Restate the data below word for word. Skip any images it contains.

(PROVIDED MATERIAL):
^^^^^^^^
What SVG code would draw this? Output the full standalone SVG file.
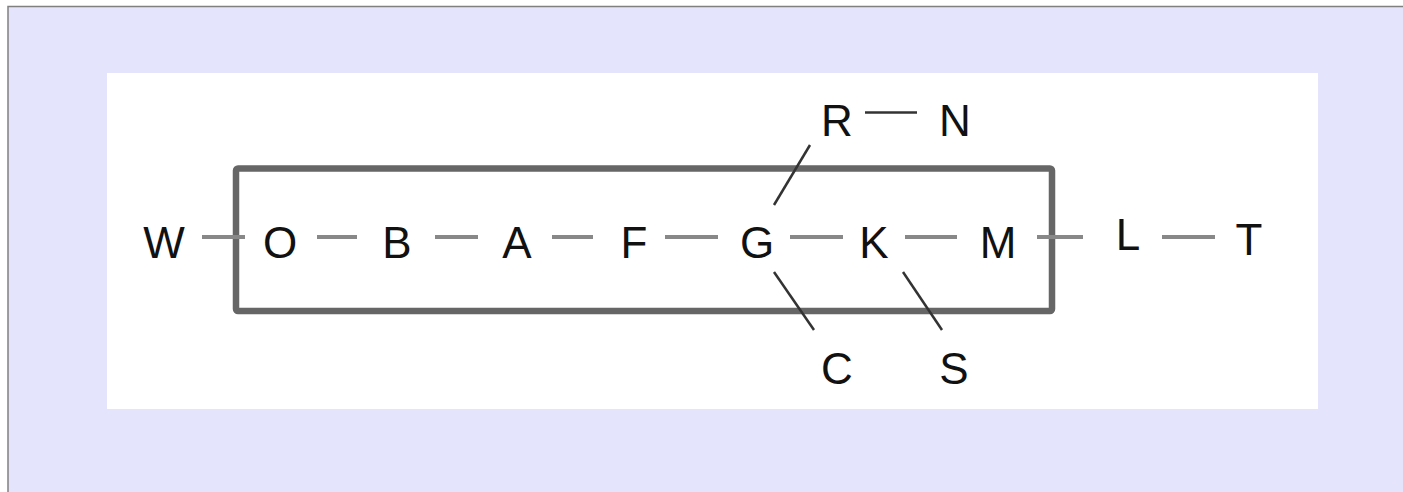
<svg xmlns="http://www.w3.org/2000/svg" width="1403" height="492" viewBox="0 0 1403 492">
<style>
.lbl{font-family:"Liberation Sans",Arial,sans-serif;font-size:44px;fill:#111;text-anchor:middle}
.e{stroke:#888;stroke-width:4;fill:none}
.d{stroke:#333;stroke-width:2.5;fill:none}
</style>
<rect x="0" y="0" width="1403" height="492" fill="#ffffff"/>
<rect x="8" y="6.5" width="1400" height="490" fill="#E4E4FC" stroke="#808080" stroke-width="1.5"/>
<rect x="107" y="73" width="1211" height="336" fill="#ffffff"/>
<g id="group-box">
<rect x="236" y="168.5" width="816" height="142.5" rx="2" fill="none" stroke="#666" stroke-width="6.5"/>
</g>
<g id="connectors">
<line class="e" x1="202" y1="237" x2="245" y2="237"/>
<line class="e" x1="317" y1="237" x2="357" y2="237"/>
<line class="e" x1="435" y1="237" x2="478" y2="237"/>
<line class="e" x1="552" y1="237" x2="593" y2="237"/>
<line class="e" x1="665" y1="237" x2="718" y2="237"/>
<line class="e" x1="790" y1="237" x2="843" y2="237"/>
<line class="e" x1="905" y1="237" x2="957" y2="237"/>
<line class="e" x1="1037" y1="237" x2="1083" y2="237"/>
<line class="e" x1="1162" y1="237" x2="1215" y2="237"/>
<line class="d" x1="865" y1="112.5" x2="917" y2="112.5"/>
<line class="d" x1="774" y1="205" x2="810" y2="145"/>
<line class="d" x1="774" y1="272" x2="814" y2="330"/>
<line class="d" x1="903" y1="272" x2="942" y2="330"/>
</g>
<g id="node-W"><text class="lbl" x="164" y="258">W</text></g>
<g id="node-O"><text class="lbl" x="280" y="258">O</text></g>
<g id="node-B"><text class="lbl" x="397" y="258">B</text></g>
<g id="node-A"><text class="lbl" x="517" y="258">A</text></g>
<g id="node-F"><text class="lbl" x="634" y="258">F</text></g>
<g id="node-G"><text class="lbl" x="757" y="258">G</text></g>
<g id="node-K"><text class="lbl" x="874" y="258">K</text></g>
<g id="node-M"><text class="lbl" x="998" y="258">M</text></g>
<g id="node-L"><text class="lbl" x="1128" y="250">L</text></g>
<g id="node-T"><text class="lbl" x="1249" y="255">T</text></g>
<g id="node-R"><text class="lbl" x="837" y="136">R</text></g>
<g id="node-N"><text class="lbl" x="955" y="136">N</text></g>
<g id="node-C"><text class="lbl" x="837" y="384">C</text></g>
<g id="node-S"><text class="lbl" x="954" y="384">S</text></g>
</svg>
^^^^^^^^
(EXERCISE RESPONSE):
What SVG code would draw this? Output the full standalone SVG file.
<svg xmlns="http://www.w3.org/2000/svg" width="1403" height="492" viewBox="0 0 1403 492">
<style>
.lbl{font-family:"Liberation Sans",Arial,sans-serif;font-size:44px;fill:#111;text-anchor:middle}
.e{stroke:#888;stroke-width:4;fill:none}
.d{stroke:#333;stroke-width:2.5;fill:none}
</style>
<rect x="0" y="0" width="1403" height="492" fill="#ffffff"/>
<rect x="8" y="6.5" width="1400" height="490" fill="#E4E4FC" stroke="#808080" stroke-width="1.5"/>
<rect x="107" y="73" width="1211" height="336" fill="#ffffff"/>
<g id="group-box">
<rect x="236" y="168.5" width="816" height="142.5" rx="2" fill="none" stroke="#666" stroke-width="6.5"/>
</g>
<g id="connectors">
<line class="e" x1="202" y1="237" x2="245" y2="237"/>
<line class="e" x1="317" y1="237" x2="357" y2="237"/>
<line class="e" x1="435" y1="237" x2="478" y2="237"/>
<line class="e" x1="552" y1="237" x2="593" y2="237"/>
<line class="e" x1="665" y1="237" x2="718" y2="237"/>
<line class="e" x1="790" y1="237" x2="843" y2="237"/>
<line class="e" x1="905" y1="237" x2="957" y2="237"/>
<line class="e" x1="1037" y1="237" x2="1083" y2="237"/>
<line class="e" x1="1162" y1="237" x2="1215" y2="237"/>
<line class="d" x1="865" y1="112.5" x2="917" y2="112.5"/>
<line class="d" x1="774" y1="205" x2="810" y2="145"/>
<line class="d" x1="774" y1="272" x2="814" y2="330"/>
<line class="d" x1="903" y1="272" x2="942" y2="330"/>
</g>
<g id="node-W"><text class="lbl" x="164" y="258">W</text></g>
<g id="node-O"><text class="lbl" x="280" y="258">O</text></g>
<g id="node-B"><text class="lbl" x="397" y="258">B</text></g>
<g id="node-A"><text class="lbl" x="517" y="258">A</text></g>
<g id="node-F"><text class="lbl" x="634" y="258">F</text></g>
<g id="node-G"><text class="lbl" x="757" y="258">G</text></g>
<g id="node-K"><text class="lbl" x="874" y="258">K</text></g>
<g id="node-M"><text class="lbl" x="998" y="258">M</text></g>
<g id="node-L"><text class="lbl" x="1128" y="250">L</text></g>
<g id="node-T"><text class="lbl" x="1249" y="255">T</text></g>
<g id="node-R"><text class="lbl" x="837" y="136">R</text></g>
<g id="node-N"><text class="lbl" x="955" y="136">N</text></g>
<g id="node-C"><text class="lbl" x="837" y="384">C</text></g>
<g id="node-S"><text class="lbl" x="954" y="384">S</text></g>
</svg>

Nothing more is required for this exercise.